Sylvestre Ilunga Ilunkamba, le 1ER Ministre, avait reçu le 20 février dernier une délégation du Fonds monétaire international conduite par Mauricio Villafuerte, le conseiller du département Afrique. Le même jour, se tenait le Conseil des ministres au cours duquel le ministre des Finances a alerté les membres du gouvernement sur la nécessité de parvenir à un programme de référence avec l’institution de Bretton Wood. La mission des experts du FMI s’inscrivait dans la suite logique des concertations avec les autorités du pays en vue de parvenir à un programme formel de coopération. 

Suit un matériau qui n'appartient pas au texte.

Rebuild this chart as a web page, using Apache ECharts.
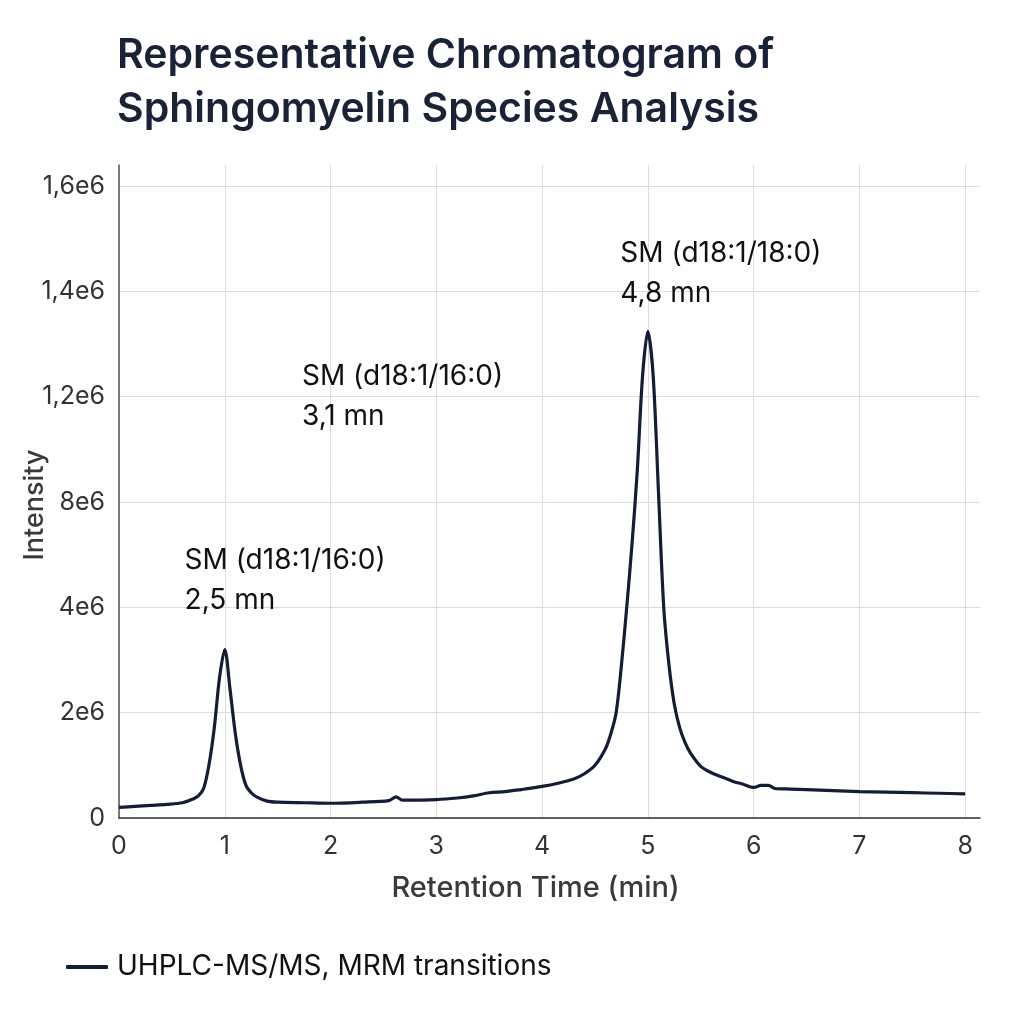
<!DOCTYPE html>
<html>
<head>
<meta charset="utf-8">
<script src="https://cdn.jsdelivr.net/npm/echarts@6/dist/echarts.min.js"></script>
<style>
  html, body { margin: 0; padding: 0; background: #fff; }
  #main { width: 1024px; height: 1024px; }
</style>
</head>
<body>
<div id="main"></div>
<script>
// ---- data ----
// y is in grid steps: the tick labels of the original are not linear
var timeMin = [0, 0.15, 0.3, 0.45, 0.6, 0.7, 0.75, 0.8, 0.85, 0.9, 0.95, 1.0, 1.05, 1.1, 1.15, 1.2, 1.25, 1.3, 1.4, 1.5,
  1.75, 2.0, 2.3, 2.55, 2.62, 2.68, 3.0, 3.2, 3.35, 3.5, 3.65, 3.8, 4.0, 4.15, 4.3, 4.4, 4.5, 4.6, 4.65, 4.7, 4.75,
  4.8, 4.85, 4.9, 4.95, 5.0, 5.05, 5.1, 5.15, 5.2, 5.25, 5.3, 5.35, 5.4, 5.5, 5.6, 5.7, 5.8, 5.9, 6.0, 6.07, 6.14, 6.2,
  6.35, 6.5, 6.75, 7.0, 7.25, 7.5, 7.75, 8.0];
var intensity = [0.10, 0.11, 0.12, 0.13, 0.145, 0.18, 0.21, 0.28, 0.50, 0.85, 1.33, 1.60, 1.22, 0.80, 0.50, 0.31, 0.24, 0.20, 0.16, 0.15,
  0.145, 0.14, 0.15, 0.165, 0.20, 0.17, 0.175, 0.19, 0.21, 0.24, 0.25, 0.27, 0.30, 0.33, 0.37, 0.42, 0.50, 0.66, 0.80, 1.0, 1.45,
  2.0, 2.6, 3.3, 4.2, 4.62, 4.2, 3.1, 2.0, 1.45, 1.08, 0.86, 0.72, 0.62, 0.49, 0.43, 0.39, 0.35, 0.32, 0.29, 0.31, 0.31, 0.28,
  0.275, 0.27, 0.26, 0.25, 0.245, 0.24, 0.235, 0.23];
var yTickLabels = ['0', '2e6', '4e6', '8e6', '1,2e6', '1,4e6', '1,6e6'];
var xTickLabels = ['0', '1', '2', '3', '4', '5', '6', '7', '8'];

var peakNames = ['SM (d18:1/16:0)', 'SM (d18:1/16:0)', 'SM (d18:1/18:0)'];
var peakTimes = ['2,5 mn', '3,1 mn', '4,8 mn'];
var peakLabelAt = [[0.62, 2.63], [1.73, 4.38], [4.74, 5.55]];

var seriesName = 'UHPLC-MS/MS, MRM transitions';

var lineData = [];
for (var i = 0; i < timeMin.length; i++) {
  lineData.push([timeMin[i], intensity[i]]);
}

var marks = [];
for (var k = 0; k < peakNames.length; k++) {
  marks.push({ coord: peakLabelAt[k], value: peakNames[k] + '\n' + peakTimes[k] });
}

var font = 'Inter, "Noto Sans", sans-serif';
var grid = '#dddddd';

var chart = echarts.init(document.getElementById('main'));
var option = {
  backgroundColor: '#fff',
  animation: false,
  textStyle: { fontFamily: font },
  title: {
    text: 'Representative Chromatogram of\nSphingomyelin Species Analysis',
    left: 112,
    top: 24,
    textStyle: { fontSize: 41, fontWeight: 600, color: '#1a2238', lineHeight: 54, fontFamily: font }
  },
  legend: {
    left: 61,
    top: 948,
    itemWidth: 42,
    itemHeight: 4,
    icon: 'roundRect',
    textStyle: { fontSize: 28, color: '#111', fontFamily: font, padding: [0, 0, 0, 4] },
    data: [seriesName]
  },
  grid: { left: 119, right: 44, top: 165, bottom: 206, outerBoundsMode: 'none' },
  xAxis: {
    type: 'value',
    min: 0,
    max: 8.14,
    interval: 1,
    name: 'Retention Time (min)',
    nameLocation: 'middle',
    nameGap: 56,
    nameTextStyle: { fontSize: 29, color: '#3a3a3a', fontWeight: 500, padding: [0, 28, 0, 0] },
    axisLine: { lineStyle: { color: '#333', width: 1.5 } },
    axisTick: { show: false },
    axisLabel: {
      fontSize: 25, color: '#333', margin: 16,
      formatter: function (v) { return Math.abs(v - Math.round(v)) < 1e-6 ? xTickLabels[Math.round(v)] : ''; }
    },
    splitLine: {
      lineStyle: { color: [grid, grid, grid, grid, grid, grid, grid, grid, grid, 'rgba(0,0,0,0)'] }
    }
  },
  yAxis: {
    type: 'value',
    min: 0,
    max: 6.2,
    interval: 1,
    name: 'Intensity',
    nameLocation: 'middle',
    nameGap: 71,
    nameMoveOverlap: false,
    nameTextStyle: { fontSize: 27, color: '#3a3a3a', fontWeight: 500, padding: [0, 27, 0, 0] },
    axisLine: { show: true, lineStyle: { color: '#555', width: 1.5 } },
    axisTick: { show: false },
    axisLabel: {
      fontSize: 25, color: '#333', margin: 14,
      formatter: function (v) { return Math.abs(v - Math.round(v)) < 1e-6 ? yTickLabels[Math.round(v)] : ''; }
    },
    splitLine: {
      lineStyle: { color: [grid, grid, grid, grid, grid, grid, grid, 'rgba(0,0,0,0)'] }
    }
  },
  series: [{
    name: seriesName,
    type: 'line',
    data: lineData,
    smooth: 0.3,
    showSymbol: false,
    symbol: 'none',
    color: '#141c36',
    lineStyle: { color: '#141c36', width: 3.2 },
    markPoint: {
      symbol: 'circle',
      symbolSize: 0,
      silent: true,
      label: {
        show: true,
        position: [0, 0],
        align: 'left',
        verticalAlign: 'top',
        fontSize: 28,
        lineHeight: 40,
        color: '#111',
        fontFamily: font,
        formatter: function (p) { return p.value; }
      },
      data: marks
    }
  }]
};
chart.setOption(option);
</script>
</body>
</html>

Pour les experts du FMI, le respect des engagements signifie « une gestion saine des finances publiques ». C’est la bataille de José Sele Yalaghuli. La publication par son ministère du plan de trésorerie (PTR) et du plan d’engagement budgétaire en fait partie. À l’heure où les finances publiques de la République démocratique du Congo connaissent un tour de vis, la mobilisation des recettes de l’État devient une priorité nationale majeure. En réalité, la controverse née de cette publication n’avait pas raison d’être car c’est une exigence du FMI pour rassurer les partenaires financiers. 

Un rapport du FMI souligne que les autorités congolaises sont d’accord pour baser l’exécution du budget 2020 sur « des prévisions plus réalistes. C’est ce à quoi sert le plan de trésorerie pour avoir une estimation plus juste de ce que l’État va pouvoir dépenser cette année. Au ministère des Finances, on explique que le PTR permet d’éviter le dérapage des dépenses publiques. C’est donc un instrument de gestion pour rationaliser les dépenses publiques après les dérapages constatés en 2019. C’est aussi un outil de pilotage de l’exécution du budget de l’État en tenant compte de la conjoncture et des contraintes du moment. Il est donc dynamique, révisable et ajustable sur la base annuelle ou infra-annuelle.

Dépenses base caisse

Le plan de trésorerie publié par le ministère des Finances prévoit de dépenser 5,64 milliards de dollars. Autrement dit, le gouvernement est en capacité de ne mobiliser que 5,4 milliards de dollars en termes de recettes. L’écart de quelque 200 millions devrait être comblé par des bons du Trésor émis par la Banque centrale. Dépenser uniquement sur base caisse, c’est l’un des engagements pris avec le FMI.